Reign of Reason
There was dancing in the streets in Barcelona last week, such a fiesta as not even the oldest Catalan could remember. By oxcart and on burro the peasants came in their red stockinet caps and baggy breeches. Leather-faced fishermen came up from Tarragona. All night long shouting crowds surged up & down under the huge plane trees of the ramblas to rigadoon round the statue of Christopher Columbus and back up the hill again. From a thousand staffs fluttered the five-barred red-&-yellow Catalonian flag. Trucks of Shell Oil Co. were hailed with delight.
All this was caused when quiet, bespectacled Premier Manuel Azana of Spain came to town to hand white-toothed «President» Francisco Macia of Catalonia a copy of the statute granting home rule to Catalonia.

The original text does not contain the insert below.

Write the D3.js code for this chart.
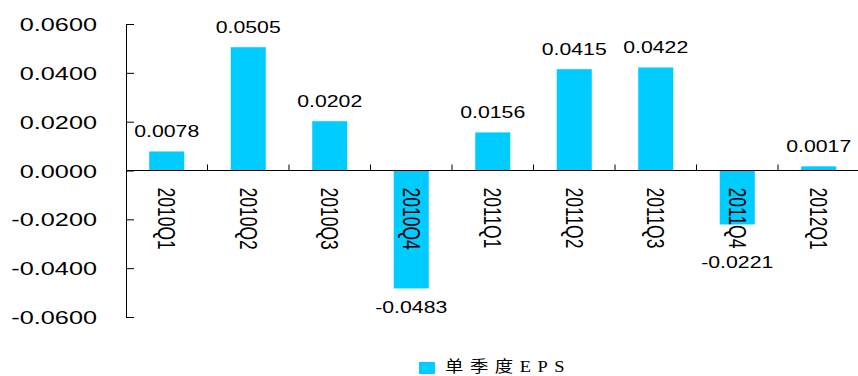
<!DOCTYPE html>
<html>
<head>
<meta charset="utf-8">
<title>单季度EPS</title>
<script src="https://d3js.org/d3.v7.min.js"></script>
<style>
  body { margin: 0; background: #fff; }
  text { font-family: "Liberation Sans", Arial, sans-serif; fill: #000; }
</style>
</head>
<body>
<div id="chart"></div>
<script>
// data
var quarters = ["2010Q1", "2010Q2", "2010Q3", "2010Q4", "2011Q1", "2011Q2", "2011Q3", "2011Q4", "2012Q1"];
var eps = [0.0078, 0.0505, 0.0202, -0.0483, 0.0156, 0.0415, 0.0422, -0.0221, 0.0017];
var yTicks = [-0.06, -0.04, -0.02, 0, 0.02, 0.04, 0.06];
var seriesName = "单季度EPS";

var width = 858, height = 376;
var stretch = 1.33; // the original text is a bit wide

var svg = d3.select("#chart").append("svg")
    .attr("width", width)
    .attr("height", height);

var x = d3.scaleBand().domain(quarters).range([126, 859.5]).padding(0);
var y = d3.scaleLinear().domain([-0.06, 0.06]).range([317, 24]);
var y0 = y(0);
var barW = x.bandwidth() * 0.43;

// bars
svg.append("g").selectAll("rect")
    .data(eps)
    .enter().append("rect")
    .attr("x", function(d, i) { return x(quarters[i]) + (x.bandwidth() - barW) / 2; })
    .attr("y", function(d) { return Math.min(y(d), y0); })
    .attr("width", barW)
    .attr("height", function(d) { return Math.abs(y(d) - y0); })
    .attr("fill", "#00CCFF");

// y axis, ticks pointing inside, labels on the left
var yAxis = svg.append("g")
    .attr("transform", "translate(126,0)")
    .call(d3.axisLeft(y).tickValues(yTicks).tickFormat(d3.format(".4f"))
        .tickSizeInner(-8).tickSizeOuter(0).tickPadding(29));
yAxis.select(".domain").attr("stroke", "#000");
yAxis.selectAll("line").attr("stroke", "#000");
yAxis.selectAll("text")
    .attr("x", 0).attr("dy", "0.35em")
    .attr("transform", "translate(-29,0) scale(" + stretch + ",1)")
    .style("font-family", '"Liberation Sans", Arial, sans-serif')
    .style("font-size", "19px")
    .text(function(d) { return d3.format(".4f")(d).replace("−", "-"); });

// zero line with tick marks between categories
svg.append("line")
    .attr("x1", x.range()[0]).attr("x2", x.range()[1])
    .attr("y1", y0).attr("y2", y0)
    .attr("stroke", "#000");
svg.append("g").selectAll("line")
    .data(quarters.slice(1).map(function(q) { return x(q); }).concat([x.range()[1] - 1]))
    .enter().append("line")
    .attr("x1", function(d) { return d; }).attr("x2", function(d) { return d; })
    .attr("y1", y0).attr("y2", y0 - 6)
    .attr("stroke", "#000");

// category labels, rotated
svg.append("g").selectAll("text")
    .data(quarters)
    .enter().append("text")
    .attr("transform", function(d) {
        return "translate(" + (x(d) + x.bandwidth() / 2) + "," + (y0 + 17) + ") scale(" + stretch + ",1) rotate(90)";
    })
    .attr("dominant-baseline", "central")
    .style("font-size", "17.5px")
    .text(function(d) { return d; });

// value labels
svg.append("g").selectAll("text")
    .data(eps)
    .enter().append("text")
    .attr("transform", function(d, i) {
        var cx = x(quarters[i]) + x.bandwidth() / 2;
        var ty = d >= 0 ? y(d) - 14 : Math.max(y(d), y0 + 72) + 25;
        return "translate(" + cx + "," + ty + ") scale(" + stretch + ",1)";
    })
    .attr("text-anchor", "middle")
    .style("font-size", "16px")
    .text(function(d) { return d3.format(".4f")(d).replace("−", "-"); });

// legend
var legend = svg.append("g");
legend.append("rect")
    .attr("x", 419).attr("y", 362)
    .attr("width", 16).attr("height", 12)
    .attr("fill", "#00CCFF");
legend.append("text")
    .attr("transform", "translate(445,372) scale(1.15,1)")
    .attr("textLength", 104)
    .attr("lengthAdjust", "spacing")
    .style("font-family", '"Liberation Serif", "Noto Sans CJK SC", serif')
    .style("font-size", "16px")
    .text(seriesName);
</script>
</body>
</html>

«Everything depends upon how you use this liberty,» warned Premier Azana. «For the sake of Catalonia and Spain, be careful!»
Pink with pleasure, Colonel Macia waved his hands excitedly and shouted:
«The Catalans can feel now they are true sons of a country rich in glorious tradition. I interpret the sentiments of all of them, when I say that Sept. 25, 1932 will be recorded on the pages of history as ushering in a reign of reason and justice on Iberian soil.»
Crowds standing in the square before the high porticoed Generalidad burst into El Segredores, the once proscribed Catalonian anthem, roared loudest at the verse about cutting off the heads of the proud Castilians. Manuel Azana grinned good naturedly. Even the white geese in the Cathedral cloister honked their loudest.